The legitimate pathway is landlord-led decarbonisation, supported by tenant requests + the funding routes above. Patience + persistence pay off; 3-7 year horizons are typical for social-housing heat pump rollouts unless your property is already scheduled.

Q01Can I get a heat pump in a council house?
Yes if your landlord (council or housing association) agrees + funds it via their decarbonisation programme, ECO4 (with landlord consent), or HUG2 (in eligible English local authorities). Tenants can't apply for BUS directly + can't install without landlord consent. Expect 3-7 year horizon unless your property is already scheduled.
Q02Does ECO4 cover heat pumps in social housing?
Yes - tenants in fuel poverty or on qualifying benefits (Universal Credit, Pension Credit, etc.) can have heat pumps installed through ECO4 at no cost to themselves OR the landlord.

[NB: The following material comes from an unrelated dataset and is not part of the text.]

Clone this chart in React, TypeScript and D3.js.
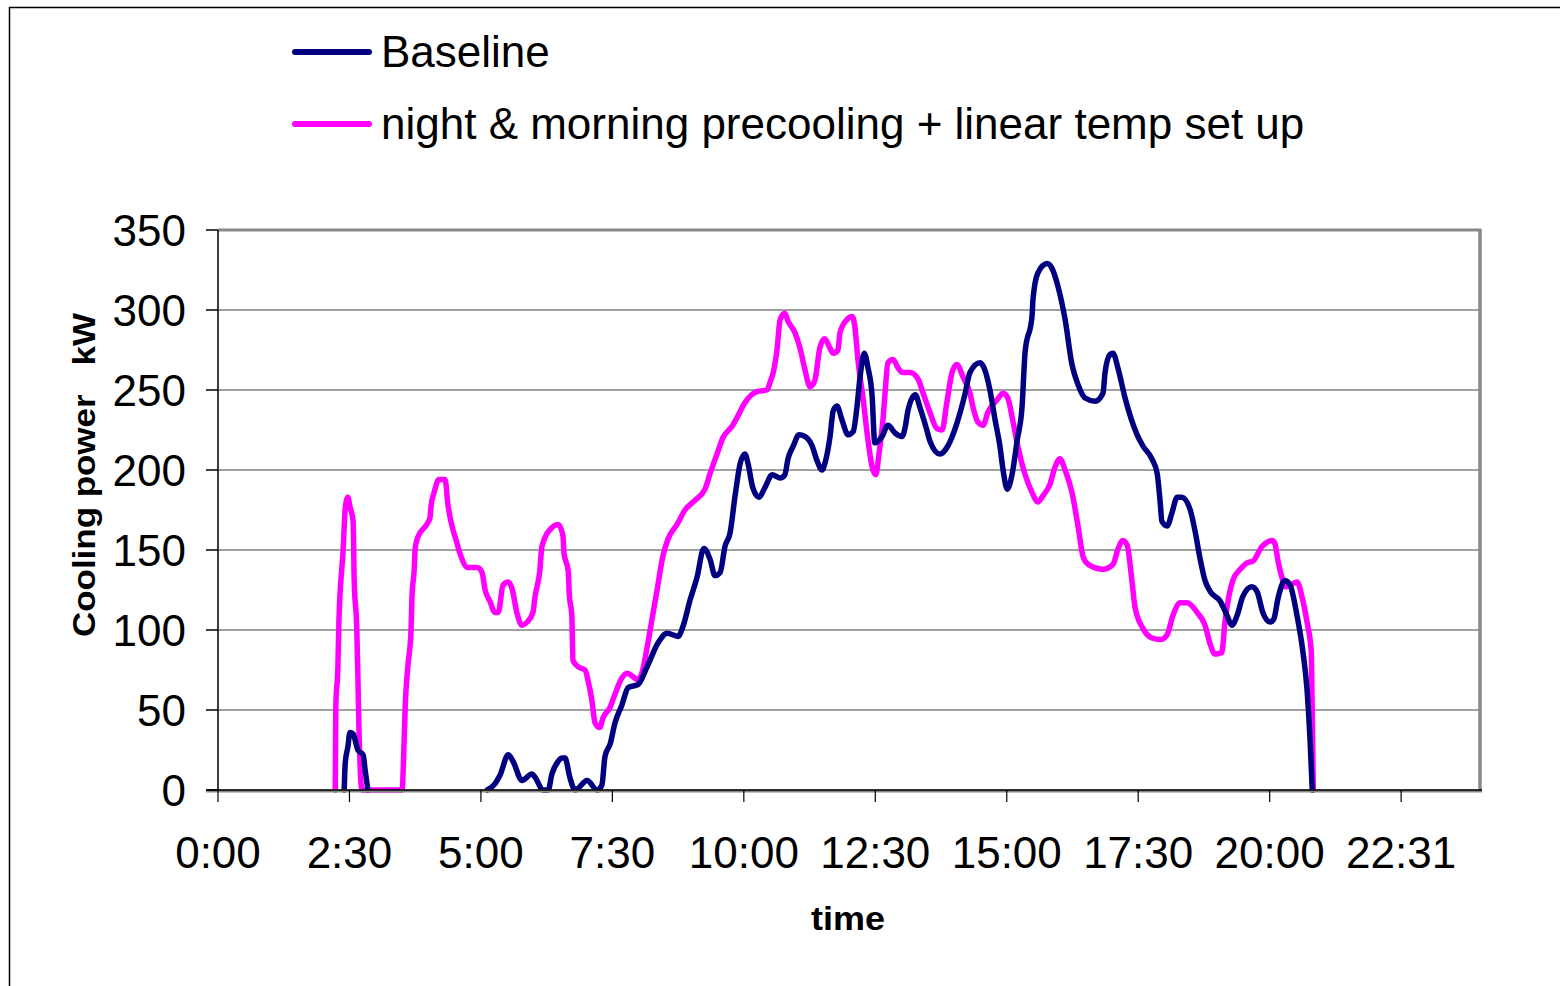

Landlord consent in writing is mandatory. Most landlords agree because it upgrades their stock for free.
Q03What if my landlord refuses?
Ask for the refusal in writing + raise via tenant representative or panel. Escalation routes vary by landlord: large councils have housing ombudsman pathway; housing associations have similar internal complaints + the Housing Ombudsman if unresolved. Refusal alone is not breach of tenancy; you cannot force the install but can document + escalate.
Q04Can I install a heat pump myself if my landlord refuses?
No - installing without landlord consent breaches the tenancy + the landlord can require restoration to original condition (removing the heat pump at your cost). You're also responsible for the install cost without any pathway to recover it. The legitimate pathway is landlord-led.